YAML Cheatsheet

YAML is a human-friendly data format often used for configuration files. Learn its basics with clear examples and explanations. Perfect for students and beginners.

Basics

YAML stands for “YAML Ain’t Markup Language.” It uses indentation (spaces, not tabs) to represent structure. Data is written as key–value pairs.

name: Alice
age: 25
city: Paris

Indentation

Indentation defines hierarchy. Use **spaces only**, not tabs. Children must be indented more than their parent.

person:
  name: Alice
  age: 25

Lists

Lists are written with dashes (-). Each item appears on a new line with the same indentation.

fruits:
  - apple
  - banana
  - cherry

Dictionaries (Maps)

Dictionaries store key–value pairs. They are like JSON objects, but use colons instead of braces.

person:
  name: Alice
  age: 25

Nested Structures

Lists and dictionaries can be nested inside each other. This is how you build complex structures.

people:
  - name: Alice
    age: 25
  - name: Bob
    age: 30

Comments

Use # for comments. Comments are ignored by the computer but help humans understand the file.

# This is a comment
name: Alice

Multi-line Strings

Use | for multi-line text (preserves line breaks). Use > for folded text (joins into one line).

description: |
  This is line 1
  This is line 2

Anchors & Aliases

Anchors (&) let you reuse content.
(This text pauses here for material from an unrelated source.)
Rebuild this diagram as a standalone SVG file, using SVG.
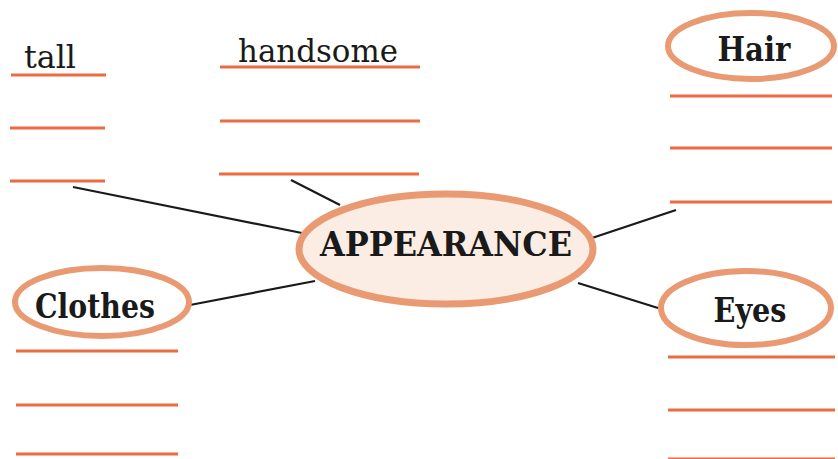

Aliases (*) refer back to anchors.

defaults: &defaults
  country: France

person:
  name: Alice
  <<: *defaults

How to use this page

  1. Start with basics: key–value pairs and indentation.
  2. Learn lists and dictionaries to represent structured data.
  3. Use comments and multi-line strings for readability and docs.
  4. Practice anchors & aliases to avoid repeating yourself.